▸ **SUPPLIED RECORDS**:
# # #

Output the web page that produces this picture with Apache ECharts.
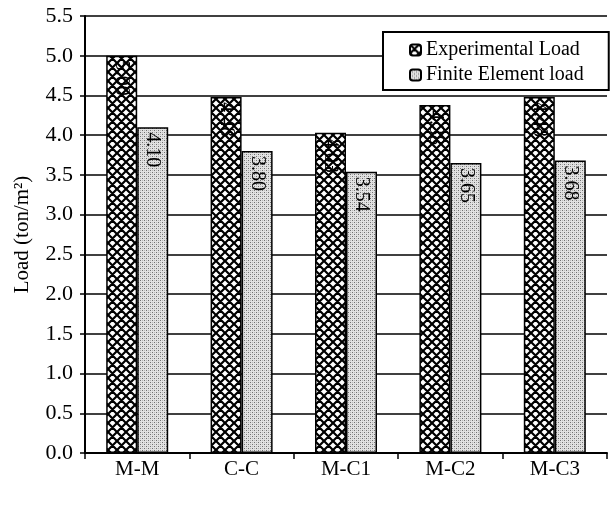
<!DOCTYPE html>
<html>
<head>
<meta charset="utf-8">
<script src="https://cdn.jsdelivr.net/npm/echarts@6/dist/echarts.min.js"></script>
<style>
html,body{margin:0;padding:0;background:#fff;}
#chart{width:613px;height:508px;}
</style>
</head>
<body>
<div id="chart"></div>
<script>
var categories = ['M-M', 'C-C', 'M-C1', 'M-C2', 'M-C3'];
var experimentalLoad = [5.00, 4.48, 4.03, 4.38, 4.48];
var finiteElementLoad = [4.10, 3.80, 3.54, 3.65, 3.68];
var yTicks = ['0.0','0.5','1.0','1.5','2.0','2.5','3.0','3.5','4.0','4.5','5.0','5.5'];
var seriesNames = ['Experimental Load', 'Finite Element load'];

function crossPattern() {
  var s = 9;
  var c = document.createElement('canvas');
  c.width = s; c.height = s;
  var g = c.getContext('2d');
  g.fillStyle = '#fff';
  g.fillRect(0, 0, s, s);
  g.strokeStyle = '#000';
  g.lineWidth = 2.2;
  g.beginPath();
  [-s, 0, s].forEach(function (k) {
    g.moveTo(k, 0); g.lineTo(k + s, s);
    g.moveTo(k + s, 0); g.lineTo(k, s);
  });
  g.stroke();
  return c;
}
function dotPattern() {
  var c = document.createElement('canvas');
  c.width = 4; c.height = 4;
  var g = c.getContext('2d');
  g.fillStyle = '#e2e2e2';
  g.fillRect(0, 0, 4, 4);
  g.fillStyle = '#707070';
  g.fillRect(0, 0, 1, 1);
  g.fillRect(2, 2, 1, 1);
  g.fillStyle = '#b8b8b8';
  g.fillRect(2, 0, 1, 1);
  g.fillRect(0, 2, 1, 1);
  return c;
}

var font = 'Liberation Serif';
var chart = echarts.init(document.getElementById('chart'), null, {renderer: 'canvas'});

var labelCfg = {
  show: true,
  position: 'insideTop',
  distance: 5,
  rotate: -90,
  align: 'left',
  verticalAlign: 'middle',
  fontFamily: font,
  fontSize: 20,
  color: '#000',
  formatter: function (p) { return p.value.toFixed(2); }
};

chart.setOption({
  animation: false,
  backgroundColor: '#fff',
  grid: {left: 85, right: 6, top: 16, bottom: 55, outerBoundsMode: 'none', containLabel: false},
  legend: {
    orient: 'vertical',
    left: 383,
    top: 32,
    backgroundColor: '#fff',
    borderColor: '#000',
    borderWidth: 2,
    padding: [8, 25, 5, 26],
    itemWidth: 11,
    itemHeight: 11,
    itemGap: 5,
    textStyle: {fontFamily: font, fontSize: 20, color: '#000'},
    data: seriesNames
  },
  xAxis: {
    type: 'category',
    data: categories,
    axisLine: {lineStyle: {color: '#000', width: 2}},
    axisTick: {show: true, length: 6, lineStyle: {color: '#000', width: 1.5}},
    axisLabel: {fontFamily: font, fontSize: 21, color: '#000', margin: 6}
  },
  yAxis: {
    type: 'value',
    min: 0,
    max: 5.5,
    interval: 0.5,
    name: 'Load (ton/m²)',
    nameLocation: 'middle',
    nameGap: 52,
    nameTextStyle: {fontFamily: font, fontSize: 21, color: '#000'},
    axisLine: {show: true, lineStyle: {color: '#000', width: 2}},
    axisTick: {show: true, length: 5, lineStyle: {color: '#000', width: 1.5}},
    axisLabel: {
      fontFamily: font, fontSize: 22, color: '#000', margin: 12,
      formatter: function (v) { return yTicks[Math.round(v / 0.5)]; }
    },
    splitLine: {show: true, lineStyle: {color: '#000', width: 1.5}}
  },
  series: [
    {
      name: seriesNames[0],
      type: 'bar',
      data: experimentalLoad,
      barWidth: 31,
      barGap: '0%',
      itemStyle: {color: {image: crossPattern(), repeat: 'repeat'}, borderColor: '#000', borderWidth: 1.5},
      label: labelCfg
    },
    {
      name: seriesNames[1],
      type: 'bar',
      data: finiteElementLoad,
      barWidth: 31,
      barGap: '0%',
      itemStyle: {color: {image: dotPattern(), repeat: 'repeat'}, borderColor: '#000', borderWidth: 1.5},
      label: labelCfg
    }
  ]
});
</script>
</body>
</html>
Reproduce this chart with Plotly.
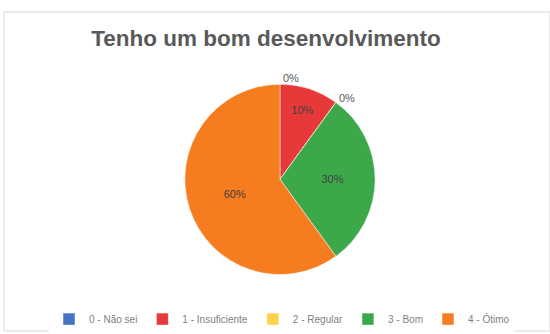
import plotly.graph_objects as go

labels = ["0 - Não sei", "1 - Insuficiente", "2 - Regular", "3 - Bom", "4 - Ótimo"]
values = [0, 10, 0, 30, 60]
colors = ["#4472C4", "#E8393A", "#FFD24A", "#3DA84A", "#F57C1F"]
textpos = ["outside", "inside", "outside", "inside", "inside"]

W, H = 550, 334
cx, cy, r = 280, 181, 96

fig = go.Figure(go.Pie(
    labels=labels,
    values=values,
    sort=False,
    direction="clockwise",
    rotation=0,
    marker=dict(colors=colors, line=dict(color="white", width=0.5)),
    texttemplate="%{percent:.0%}",
    textposition=textpos,
    textfont=dict(family="Liberation Sans, Arial", size=11, color="#404040"),
    insidetextfont=dict(family="Liberation Sans, Arial", size=11, color="#404040"),
    outsidetextfont=dict(family="Liberation Sans, Arial", size=11, color="#595959"),
    insidetextorientation="horizontal",
    showlegend=True,
    domain=dict(x=[(cx - r) / W, (cx + r) / W], y=[(H - cy - r) / H, (H - cy + r) / H]),
))

fig.update_layout(
    width=W, height=H,
    margin=dict(l=0, r=0, t=0, b=0),
    paper_bgcolor="white",
    title=dict(text="<b>Tenho um bom desenvolvimento</b>", x=266 / W, xanchor="center",
               y=1 - 38 / H, yanchor="middle",
               font=dict(family="Liberation Sans, Arial", size=22.5, color="#595959")),
    legend=dict(orientation="h", x=282 / W, xanchor="center", y=1 - 322 / H, yanchor="middle",
                font=dict(family="Liberation Sans, Arial", size=10, color="#7F7F7F"),
                itemwidth=30, traceorder="normal"),
    shapes=[dict(type="rect", xref="paper", yref="paper", x0=4 / W, x1=1, y0=0, y1=1 - 12 / H,
                 line=dict(color="#D9D9D9", width=1))],
)

fig.write_html("out.html", config={"displayModeBar": False},
               post_script="document.body.style.margin='0';")
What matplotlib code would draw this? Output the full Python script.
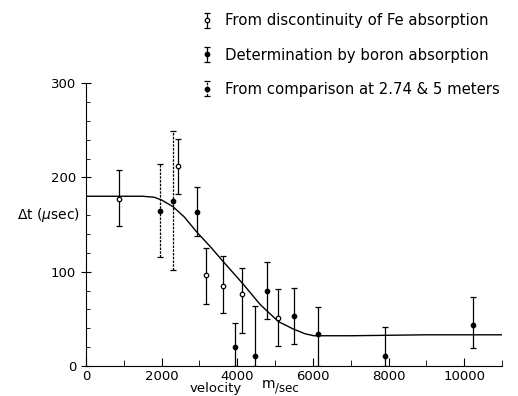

# # #

Quote the data above exactly from the line with "Reproduce this chart with Plotly." to the line with "cx, cy, r = 280, 181, 96", both ends counted, and nothing else. Pictures don't go in.

Reproduce this chart with Plotly.
import plotly.graph_objects as go

labels = ["0 - Não sei", "1 - Insuficiente", "2 - Regular", "3 - Bom", "4 - Ótimo"]
values = [0, 10, 0, 30, 60]
colors = ["#4472C4", "#E8393A", "#FFD24A", "#3DA84A", "#F57C1F"]
textpos = ["outside", "inside", "outside", "inside", "inside"]

W, H = 550, 334
cx, cy, r = 280, 181, 96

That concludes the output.